Let $\sum_{n=0}^\infty a_n z^n$ be the Taylor expansion of $f(z)$. Also denote $a_{-1}=a_{-2}=0$. By definition, $$a_n=\frac{1}{2\pi i}\int_{|z|=R}\frac{f(z)}{z^{n+1}}dz,\quad\forall n\ge -2,\, \forall R>0.\tag{1}$$

Note that $\mathrm{Im} (z)=\frac{z-\bar{z}}{2i}$, so when $|z|=R$, $$\mathrm{Im} (z)=\frac{z-\frac{R^2}{z}}{2i}.\tag{2}$$ Substituting $(2)$ into $(1)$, we have $$a_{n-1}-R^2 a_{n+1}=\frac{1}{\pi}\int_{|z|=R}\frac{\mathrm{Im} (z)\cdot f(z)}{z^{n+1}}dz,\quad\forall n\ge -1,\, \forall R>0.\tag{3}$$ By the assumption of $f$ and continuity, $|\mathrm{Im} (z)\cdot f(z)|\le 1$ on $\mathbb{C}$. Then from $(3)$ we know $$|a_{n-1}-R^2a_{n+1}|\le \frac{2}{R^n},\quad\forall n\ge -1,\, \forall R>0.\tag{4}$$

Given $n\ge -1$, dividing both sides of $(4)$ by $R^2$ and letting $R\to \infty$, we have $a_{n+1}=0$. Therefore, all the coefficients of the Taylor expansion of $f$ are $0$, i.e. $f\equiv 0$.

Solution 2:

"Me too!" Fix an arbitrary $a\in \mathbb R$. By Jensen's inequality for every $r>0$ we have $$\begin{split} 2\pi \log|f(a)| &\le \int_0^{2\pi} \log|f(a+re^{it})|\,dt \le \int_0^{2\pi} \log(|r\sin t|^{-1})\,dt \\ &= -2\pi\log r- \int_0^{2\pi} \log(|\sin t|)\,dt \end{split}$$ The integral on the right is finite, because $ \log |x|$ is integrable near $0$. Let $r\to \infty$ to conclude $f(a)=0$. Since $f$ vanishes on $\mathbb R$, it vanishes identically.
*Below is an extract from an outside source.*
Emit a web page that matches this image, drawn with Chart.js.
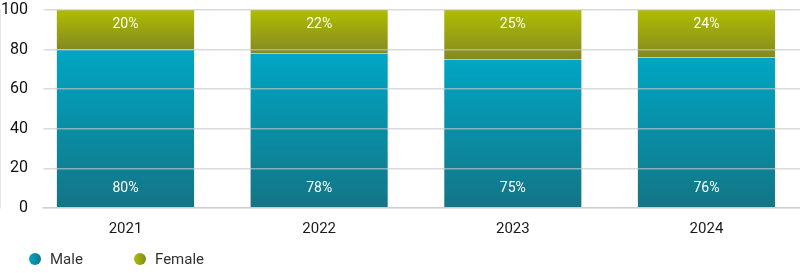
<!DOCTYPE html>
<html>
<head>
<meta charset="utf-8">
<script src="https://cdn.jsdelivr.net/npm/chart.js@4.4.1/dist/chart.umd.min.js"></script>
<style>
  html, body { margin: 0; padding: 0; background: #fff; }
  #wrap { position: relative; width: 800px; height: 273px; }
  #legend { position: absolute; left: 0; top: 249px; height: 20px; font: 15px Roboto, sans-serif; color: #333; }
  .item { position: absolute; top: 0; white-space: nowrap; line-height: 20px; }
  .dot { position: absolute; top: 4px; width: 12px; height: 12px; border-radius: 50%; }
</style>
</head>
<body>
<div id="wrap">
  <canvas id="genderChart" width="800" height="273"></canvas>
  <div id="legend"></div>
</div>
<script>
// ==========================
// GENDER SPLIT STACKED BARS
// ==========================
const years = ["2021", "2022", "2023", "2024"];
const male = [80, 78, 75, 76];
const female = [20, 22, 25, 24];
const yTicks = [0, 20, 40, 60, 80, 100];

const seriesNames = ["Male", "Female"];
const maleColors = ["#00a6c4", "#137585"];
const femaleColors = ["#afbd00", "#838922"];

// vertical gradient per segment, from the segment's top to its bottom
function segmentGradient(ctx, colors, isMale) {
  const chart = ctx.chart;
  const area = chart.chartArea;
  if (!area) return colors[0];
  const y = chart.scales.y;
  const i = ctx.dataIndex;
  const top = isMale ? y.getPixelForValue(male[i]) : y.getPixelForValue(male[i] + female[i]);
  const bottom = isMale ? y.getPixelForValue(0) : y.getPixelForValue(male[i]);
  const g = chart.ctx.createLinearGradient(0, top, 0, bottom);
  g.addColorStop(0, colors[0]);
  g.addColorStop(1, colors[1]);
  return g;
}

// percent labels: male at the foot of the bar, female at the top
const valueLabels = {
  id: "valueLabels",
  afterDatasetsDraw(chart) {
    const c = chart.ctx;
    c.save();
    c.fillStyle = "#ffffff";
    c.font = "14px Roboto, sans-serif";
    c.textAlign = "center";
    c.textBaseline = "middle";
    chart.data.datasets.forEach((ds, d) => {
      chart.getDatasetMeta(d).data.forEach((bar, i) => {
        const v = d === 0 ? male[i] : female[i];
        const yPos = d === 0 ? bar.base - 19 : bar.y + 14;
        c.fillText(v + "%", bar.x, yPos);
      });
    });
    c.restore();
  }
};

const ctx = document.getElementById("genderChart").getContext("2d");

const sideBorder = { left: 1, right: 1, top: 0, bottom: 0 };

new Chart(ctx, {
  type: "bar",
  data: {
    datasets: [
      {
        label: seriesNames[0],
        data: male.map((v, i) => ({ x: i, y: v })),
        backgroundColor: c => segmentGradient(c, maleColors, true),
        borderColor: "rgba(215,215,195,0.35)",
        borderWidth: sideBorder,
        borderSkipped: false
      },
      {
        label: seriesNames[1],
        data: female.map((v, i) => ({ x: i, y: v })),
        backgroundColor: c => segmentGradient(c, femaleColors, false),
        borderColor: "rgba(215,215,195,0.35)",
        borderWidth: sideBorder,
        borderSkipped: false
      }
    ]
  },
  options: {
    responsive: false,
    animation: false,
    barPercentage: 0.718,
    categoryPercentage: 1,
    layout: { padding: { top: 10, right: 0, left: 0, bottom: 0 } },
    plugins: {
      legend: { display: false },
      tooltip: { enabled: false }
    },
    scales: {
      x: {
        type: "linear",
        stacked: true,
        offset: false,
        min: -0.426,
        max: 3.483,
        afterBuildTicks: s => { s.ticks = years.map((_, i) => ({ value: i })); },
        afterFit: s => { s.height = 65; s.paddingLeft = 0; s.paddingRight = 0; },
        ticks: {
          callback: v => years[v],
          color: "#1a1a1a",
          font: { family: "Roboto", size: 15 },
          padding: 12,
          maxRotation: 0,
          autoSkip: false
        },
        grid: { display: false, drawTicks: false },
        border: { display: true, color: "#dcdcdc", width: 1.5 }
      },
      y: {
        stacked: true,
        min: 0,
        max: 100,
        afterBuildTicks: s => { s.ticks = yTicks.map(v => ({ value: v })); },
        afterFit: s => { s.width = 43; s.paddingTop = 10; s.paddingBottom = 0; },
        ticks: {
          color: "#111",
          font: { family: "Roboto", size: 16 },
          padding: 15
        },
        grid: { color: "rgba(200,200,200,0.65)", lineWidth: 1.5, drawTicks: false, z: 1 },
        border: { display: true, color: "#dcdcdc", width: 1.5 }
      }
    }
  },
  plugins: [valueLabels]
});

// legend below the axis
const legend = document.getElementById("legend");
const legendPos = [29, 134];
seriesNames.forEach((name, i) => {
  const cols = i === 0 ? maleColors : femaleColors;
  const item = document.createElement("div");
  item.className = "item";
  item.style.left = legendPos[i] + "px";
  item.innerHTML = `<span class="dot" style="background:linear-gradient(90deg, ${cols[0]}, ${cols[1]})"></span>` +
    `<span style="margin-left:21px">${name}</span>`;
  legend.appendChild(item);
});
</script>
</body>
</html>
By the way, this works equally well for bounds like $|f(z)|\le 1/|\mathrm{Im}\,z|^{N}$ or even $|f(z)|\le \exp( 1/|\mathrm{Im}\,z|^{1-\epsilon})-1$. Fails with the assumption $|f(z)|\le \exp( 1/|\mathrm{Im}\,z|)-1$, probably for a good reason.